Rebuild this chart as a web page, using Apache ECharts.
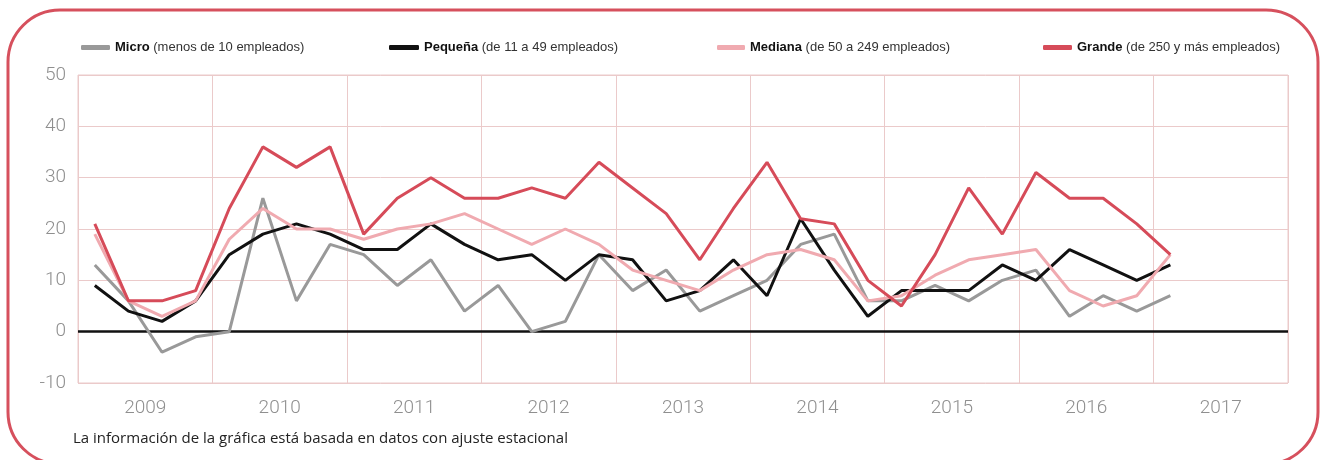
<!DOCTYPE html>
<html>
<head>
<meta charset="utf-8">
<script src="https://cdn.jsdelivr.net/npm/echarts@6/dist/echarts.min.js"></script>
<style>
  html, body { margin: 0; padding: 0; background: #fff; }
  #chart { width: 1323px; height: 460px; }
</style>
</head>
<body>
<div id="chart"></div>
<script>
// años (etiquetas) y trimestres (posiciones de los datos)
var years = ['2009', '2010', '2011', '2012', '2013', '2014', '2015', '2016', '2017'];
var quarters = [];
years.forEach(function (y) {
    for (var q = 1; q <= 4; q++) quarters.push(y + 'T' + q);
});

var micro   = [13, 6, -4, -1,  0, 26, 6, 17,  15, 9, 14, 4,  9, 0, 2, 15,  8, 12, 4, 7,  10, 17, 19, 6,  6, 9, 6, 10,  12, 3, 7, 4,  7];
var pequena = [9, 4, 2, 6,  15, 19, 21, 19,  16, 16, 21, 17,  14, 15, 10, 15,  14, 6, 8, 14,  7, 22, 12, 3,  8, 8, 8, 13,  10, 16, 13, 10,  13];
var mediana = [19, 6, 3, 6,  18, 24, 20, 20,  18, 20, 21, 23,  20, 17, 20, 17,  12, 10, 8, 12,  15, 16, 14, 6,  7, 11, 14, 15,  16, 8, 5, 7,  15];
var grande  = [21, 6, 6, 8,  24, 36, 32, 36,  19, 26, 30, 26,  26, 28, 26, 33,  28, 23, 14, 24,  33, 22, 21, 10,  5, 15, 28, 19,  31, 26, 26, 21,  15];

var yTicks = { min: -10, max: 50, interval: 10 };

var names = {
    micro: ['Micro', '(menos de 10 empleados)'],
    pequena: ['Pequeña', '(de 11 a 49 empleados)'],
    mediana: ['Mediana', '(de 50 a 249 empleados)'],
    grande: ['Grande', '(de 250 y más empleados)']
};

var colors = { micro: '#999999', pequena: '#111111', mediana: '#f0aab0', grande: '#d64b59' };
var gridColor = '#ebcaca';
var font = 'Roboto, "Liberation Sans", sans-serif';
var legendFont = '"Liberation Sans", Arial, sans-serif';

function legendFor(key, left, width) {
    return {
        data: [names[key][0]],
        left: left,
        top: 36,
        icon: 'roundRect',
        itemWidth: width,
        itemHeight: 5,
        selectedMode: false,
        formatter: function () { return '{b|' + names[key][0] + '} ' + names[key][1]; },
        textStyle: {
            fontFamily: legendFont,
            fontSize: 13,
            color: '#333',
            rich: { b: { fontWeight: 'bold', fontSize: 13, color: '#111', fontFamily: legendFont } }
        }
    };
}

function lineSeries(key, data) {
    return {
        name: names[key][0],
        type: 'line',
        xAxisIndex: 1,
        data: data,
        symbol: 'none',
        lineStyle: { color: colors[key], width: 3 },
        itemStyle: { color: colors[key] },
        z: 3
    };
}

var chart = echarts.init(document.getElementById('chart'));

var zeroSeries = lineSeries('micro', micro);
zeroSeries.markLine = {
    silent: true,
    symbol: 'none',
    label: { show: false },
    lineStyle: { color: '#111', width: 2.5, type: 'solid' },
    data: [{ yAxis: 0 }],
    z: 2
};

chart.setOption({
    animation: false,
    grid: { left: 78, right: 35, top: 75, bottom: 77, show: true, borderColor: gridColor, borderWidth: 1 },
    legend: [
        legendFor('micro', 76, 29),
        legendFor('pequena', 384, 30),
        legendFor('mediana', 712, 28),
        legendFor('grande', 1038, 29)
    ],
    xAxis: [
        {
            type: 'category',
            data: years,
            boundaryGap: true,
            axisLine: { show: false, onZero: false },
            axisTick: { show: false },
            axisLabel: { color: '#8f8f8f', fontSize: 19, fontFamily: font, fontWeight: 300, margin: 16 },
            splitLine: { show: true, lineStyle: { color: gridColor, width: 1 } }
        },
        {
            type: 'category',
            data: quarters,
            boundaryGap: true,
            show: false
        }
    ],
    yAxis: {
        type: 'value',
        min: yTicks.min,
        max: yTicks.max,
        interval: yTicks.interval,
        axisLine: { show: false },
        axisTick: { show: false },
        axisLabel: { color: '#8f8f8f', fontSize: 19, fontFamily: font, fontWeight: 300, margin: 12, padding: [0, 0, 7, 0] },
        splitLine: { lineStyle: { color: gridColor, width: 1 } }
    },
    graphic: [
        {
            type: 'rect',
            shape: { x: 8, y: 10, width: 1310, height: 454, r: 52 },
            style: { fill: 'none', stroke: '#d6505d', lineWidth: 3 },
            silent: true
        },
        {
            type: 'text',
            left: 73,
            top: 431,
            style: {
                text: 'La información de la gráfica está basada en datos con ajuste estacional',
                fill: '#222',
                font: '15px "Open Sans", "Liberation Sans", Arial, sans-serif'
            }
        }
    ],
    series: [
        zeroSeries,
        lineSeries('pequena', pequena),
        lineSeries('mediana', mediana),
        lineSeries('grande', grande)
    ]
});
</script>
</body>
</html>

__________________________________________________

## SHORT PROBLEM
Repeat the data in full and exactly. Omit pictures.

## THE COMPLETED TASK
Rebuild this chart as a web page, using Apache ECharts.
<!DOCTYPE html>
<html>
<head>
<meta charset="utf-8">
<script src="https://cdn.jsdelivr.net/npm/echarts@6/dist/echarts.min.js"></script>
<style>
  html, body { margin: 0; padding: 0; background: #fff; }
  #chart { width: 1323px; height: 460px; }
</style>
</head>
<body>
<div id="chart"></div>
<script>
// años (etiquetas) y trimestres (posiciones de los datos)
var years = ['2009', '2010', '2011', '2012', '2013', '2014', '2015', '2016', '2017'];
var quarters = [];
years.forEach(function (y) {
    for (var q = 1; q <= 4; q++) quarters.push(y + 'T' + q);
});

var micro   = [13, 6, -4, -1,  0, 26, 6, 17,  15, 9, 14, 4,  9, 0, 2, 15,  8, 12, 4, 7,  10, 17, 19, 6,  6, 9, 6, 10,  12, 3, 7, 4,  7];
var pequena = [9, 4, 2, 6,  15, 19, 21, 19,  16, 16, 21, 17,  14, 15, 10, 15,  14, 6, 8, 14,  7, 22, 12, 3,  8, 8, 8, 13,  10, 16, 13, 10,  13];
var mediana = [19, 6, 3, 6,  18, 24, 20, 20,  18, 20, 21, 23,  20, 17, 20, 17,  12, 10, 8, 12,  15, 16, 14, 6,  7, 11, 14, 15,  16, 8, 5, 7,  15];
var grande  = [21, 6, 6, 8,  24, 36, 32, 36,  19, 26, 30, 26,  26, 28, 26, 33,  28, 23, 14, 24,  33, 22, 21, 10,  5, 15, 28, 19,  31, 26, 26, 21,  15];

var yTicks = { min: -10, max: 50, interval: 10 };

var names = {
    micro: ['Micro', '(menos de 10 empleados)'],
    pequena: ['Pequeña', '(de 11 a 49 empleados)'],
    mediana: ['Mediana', '(de 50 a 249 empleados)'],
    grande: ['Grande', '(de 250 y más empleados)']
};

var colors = { micro: '#999999', pequena: '#111111', mediana: '#f0aab0', grande: '#d64b59' };
var gridColor = '#ebcaca';
var font = 'Roboto, "Liberation Sans", sans-serif';
var legendFont = '"Liberation Sans", Arial, sans-serif';

function legendFor(key, left, width) {
    return {
        data: [names[key][0]],
        left: left,
        top: 36,
        icon: 'roundRect',
        itemWidth: width,
        itemHeight: 5,
        selectedMode: false,
        formatter: function () { return '{b|' + names[key][0] + '} ' + names[key][1]; },
        textStyle: {
            fontFamily: legendFont,
            fontSize: 13,
            color: '#333',
            rich: { b: { fontWeight: 'bold', fontSize: 13, color: '#111', fontFamily: legendFont } }
        }
    };
}

function lineSeries(key, data) {
    return {
        name: names[key][0],
        type: 'line',
        xAxisIndex: 1,
        data: data,
        symbol: 'none',
        lineStyle: { color: colors[key], width: 3 },
        itemStyle: { color: colors[key] },
        z: 3
    };
}

var chart = echarts.init(document.getElementById('chart'));

var zeroSeries = lineSeries('micro', micro);
zeroSeries.markLine = {
    silent: true,
    symbol: 'none',
    label: { show: false },
    lineStyle: { color: '#111', width: 2.5, type: 'solid' },
    data: [{ yAxis: 0 }],
    z: 2
};

chart.setOption({
    animation: false,
    grid: { left: 78, right: 35, top: 75, bottom: 77, show: true, borderColor: gridColor, borderWidth: 1 },
    legend: [
        legendFor('micro', 76, 29),
        legendFor('pequena', 384, 30),
        legendFor('mediana', 712, 28),
        legendFor('grande', 1038, 29)
    ],
    xAxis: [
        {
            type: 'category',
            data: years,
            boundaryGap: true,
            axisLine: { show: false, onZero: false },
            axisTick: { show: false },
            axisLabel: { color: '#8f8f8f', fontSize: 19, fontFamily: font, fontWeight: 300, margin: 16 },
            splitLine: { show: true, lineStyle: { color: gridColor, width: 1 } }
        },
        {
            type: 'category',
            data: quarters,
            boundaryGap: true,
            show: false
        }
    ],
    yAxis: {
        type: 'value',
        min: yTicks.min,
        max: yTicks.max,
        interval: yTicks.interval,
        axisLine: { show: false },
        axisTick: { show: false },
        axisLabel: { color: '#8f8f8f', fontSize: 19, fontFamily: font, fontWeight: 300, margin: 12, padding: [0, 0, 7, 0] },
        splitLine: { lineStyle: { color: gridColor, width: 1 } }
    },
    graphic: [
        {
            type: 'rect',
            shape: { x: 8, y: 10, width: 1310, height: 454, r: 52 },
            style: { fill: 'none', stroke: '#d6505d', lineWidth: 3 },
            silent: true
        },
        {
            type: 'text',
            left: 73,
            top: 431,
            style: {
                text: 'La información de la gráfica está basada en datos con ajuste estacional',
                fill: '#222',
                font: '15px "Open Sans", "Liberation Sans", Arial, sans-serif'
            }
        }
    ],
    series: [
        zeroSeries,
        lineSeries('pequena', pequena),
        lineSeries('mediana', mediana),
        lineSeries('grande', grande)
    ]
});
</script>
</body>
</html>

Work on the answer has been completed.